Courtney Witherspoon has a tough job. As the director of HEOP (Educationally and Economically disadvantaged Students) she has to do everything she can to keep Hilbert students from becoming a statistical College Dropout, a task that is particularly challenging as on-time college completion rates have decrease. The Scribe caught up with her to talk about the major obstacles to getting students through to graduation.
The Scribe: Data shows that graduation rates are lower among low-income students. What particular challenges do they face?
Courtney Witherspoon: I think at this point in time there is a change in the demographic of students that are going to college. If we go back to previous years, college students were mostly of Caucasian origins and middle upper class and that has changed in recent years, colleges are being asked to be accountable for accommodating more students. College in and of itself wasn’t made for minority students historically, so that’s a lot of history to overcome. It is about access to education, how much money it costs, and the support that the student is going to get when they get to college that determines whether that student is going to be able to stay and persist threw to graduate.
TS: What underlining factor or factors are causing low-income minorities to drop out before they get their bachelor’s degrees?
CW: So again I think it is about access to resources and a lot of the time its finances. College is expensive and because we have issues around resources including money often that is a barrier that students cannot overcome. College is expensive and it is only getting more expensive. I mean there are lots of initiative to help students. I am the director of HEOP for (educationally and economically disadvantaged students). It helps but we can’t fund everyone. There is “SAY YES Education” which is for Buffalo Public School graduates and doesn’t fund everyone either. A lot of the time the thing that I hear the most is that the underlining factor, money is the Issue.
TS: According to the National Student Clearing House, about a one third of the students who enroll in college still haven’t earned their bachelor’s degree at the six-year mark. Is that true of Hilbert’s black and Hispanic students?
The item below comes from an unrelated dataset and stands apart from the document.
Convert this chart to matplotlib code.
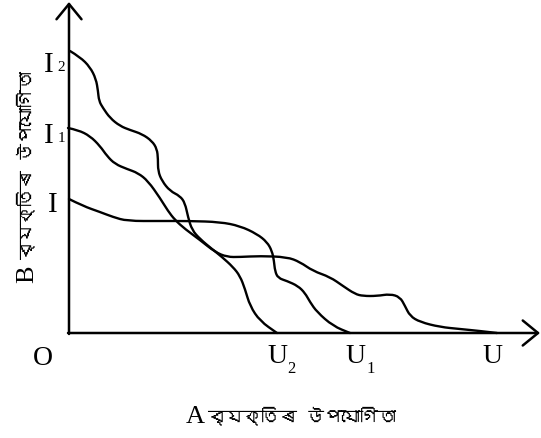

CW: I think that the Population at Hilbert is a little different. I will give you a contrast. I worked at UB in my previous Job which had a completely different population in terms of it being a selective school. So already you are drawing from students that have had a lot more preparation and were probably more affluent in a lot more respects because they had access to more resources, so they were prepared to do better in school due to that advantage in order to get into UB which is a selective university. Because of that it is sometimes easier to make a distinction between your black and Latino students which are the underserved students as opposed, to an affluent white student. That is why it’s a little easier to tell at a place like UB, I think. Here at Hilbert we have students that live in rural area that don’t have a lot of resources.